The move deepened uncertainty over efforts to end conflict between the state and the ethnic minority.

Legislators of the banned Democratic Society Party could have gathered under another party name or continued their work as independents, but party chairman Ahmet Turk, one of two pro-Kurdish lawmakers who were expelled from the parliament, said the entire group had withdrawn. The Kurdish party had a total of 21 seats in the 550-seat assembly before the Constitutional Court shut it down.

“Our group has withdrawn from the parliament effective today,” Turk said.

The political turmoil has jeopardized a government project to reconcile with minority Kurds in the hopes of ending the fight with Kurdish rebels who have been labeled terrorists by the West.

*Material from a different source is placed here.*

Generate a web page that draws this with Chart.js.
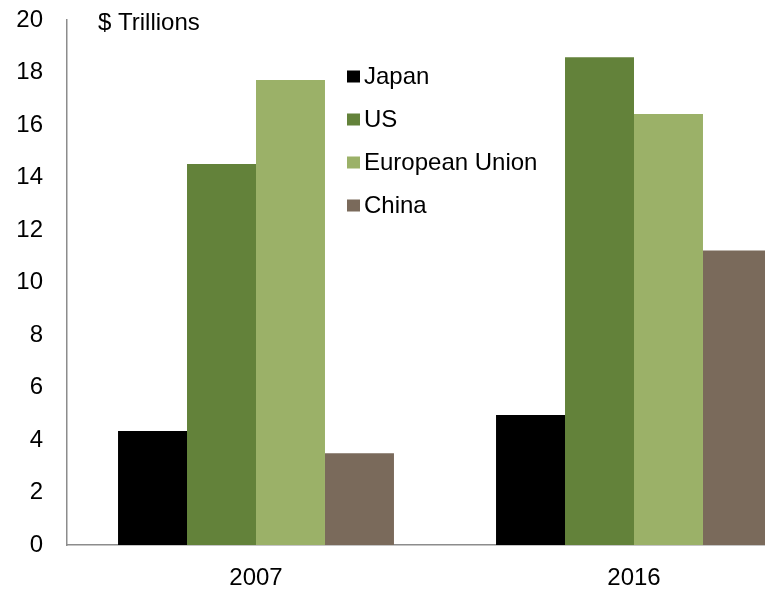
<!DOCTYPE html>
<html>
<head>
<meta charset="utf-8">
<script src="https://cdn.jsdelivr.net/npm/chart.js@4/dist/chart.umd.min.js"></script>
<style>
  html, body { margin: 0; padding: 0; background: #fff; overflow: hidden; }
  #wrap { position: relative; width: 830px; height: 589px; }
</style>
</head>
<body>
<div id="wrap"><canvas id="gdp"></canvas></div>
<script>
    const years = ['2007', '2016'];
    const japan = [4.34, 4.95];
    const us = [14.51, 18.58];
    const eu = [17.71, 16.42];
    const china = [3.50, 11.22];
    const yTicks = [0, 2, 4, 6, 8, 10, 12, 14, 16, 18, 20];

    const seriesNames = ['Japan', 'US', 'European Union', 'China'];
    const seriesColors = ['#000000', '#63823a', '#9bb168', '#7a6a5b'];
    const seriesData = [japan, us, eu, china];

    const FONT = 'Liberation Sans, Arial, sans-serif';
    const axisGray = '#8c8c8c';

    // legend and unit caption sit inside the plot, drawn by hand
    const overlay = {
        id: 'overlay',
        afterDraw(chart) {
            const ctx = chart.ctx;
            ctx.save();
            ctx.font = '24px ' + FONT;
            ctx.fillStyle = '#000';
            ctx.textBaseline = 'middle';
            ctx.fillText('$ Trillions', 98, 23);
            chart.data.datasets.forEach((ds, i) => {
                const y = 76.5 + i * 43;
                ctx.fillStyle = ds.backgroundColor;
                ctx.fillRect(347, y - 6, 13, 12);
                ctx.fillStyle = '#000';
                ctx.fillText(ds.label, 364, y + 1);
            });
            ctx.restore();
        }
    };

    new Chart(document.getElementById('gdp'), {
        type: 'bar',
        data: {
            labels: years,
            datasets: seriesNames.map((name, i) => ({
                label: name,
                data: seriesData[i],
                backgroundColor: seriesColors[i],
                borderWidth: 0,
                barPercentage: 1,
                categoryPercentage: 0.73,
            })),
        },
        options: {
            responsive: true,
            maintainAspectRatio: false,
            animation: false,
            layout: { padding: { top: 20, right: 7, left: 0, bottom: 0 } },
            plugins: {
                legend: { display: false },
                tooltip: { enabled: false },
            },
            scales: {
                x: {
                    grid: { display: false, drawTicks: false },
                    border: { display: true, color: axisGray, width: 1.5 },
                    ticks: { color: '#000', font: { family: FONT, size: 24 }, padding: 19 },
                    afterFit: s => { s.height = 44; },
                },
                y: {
                    min: 0,
                    max: 20,
                    afterBuildTicks: s => { s.ticks = yTicks.map(v => ({ value: v })); },
                    grid: { display: false, drawTicks: false },
                    border: { display: true, color: axisGray, width: 1.5 },
                    ticks: { color: '#000', font: { family: FONT, size: 24 }, padding: 24 },
                    // keep the plot top flush with the "20" label instead of padding for it
                    afterFit: s => { s.width = 67; s.paddingTop = 0; s.paddingBottom = 0; },
                },
            },
        },
        plugins: [overlay],
    });
</script>
</body>
</html>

On Saturday, Kurdish protesters fought police in the mostly Kurdish southeast of Turkey.

Turk, who was accused by the government of promoting terrorism, said the court decision was politically motivated and diminished hopes for a solution. The court said in its ruling that the party had become “a focal point of activities against the state’s unity” with

its “actions and ties to the terrorist organization” a reference to the rebel Kurdistan Workers’ Party, or PKK, which has fought for autonomy from the Turkish state since 1984.

The court barred Turk and legislator Aysel Tugluk from joining any political party for five years along with 35 other party members, including Leyla Zana, a prominent Kurd who served a decade in prison on charges of separatism.

President Abdullah Gul defended the court decision during a visit to Montenegro on Saturday. “What else can the court do when there are party administrators who declare the terrorist organization to be their reason of existence,” the Anatolia news agency quoted Gul as saying.

The ban on the 4-year-old party was a setback for efforts to bring pro-Kurdish leaders into the political mainstream and it led to violent street protests. Stone-throwing Kurds clashed with police in the southeastern city of Hakkari and neighboring town of Yuksekova, prompting police to disperse the crowds with water canons.

The court has shut down several Kurdish party on similar charges in the past. The predecessor of the Democratic Society Party had dissolved itself in 2005. The party is the 27th to be shut down in Turkey since 1968.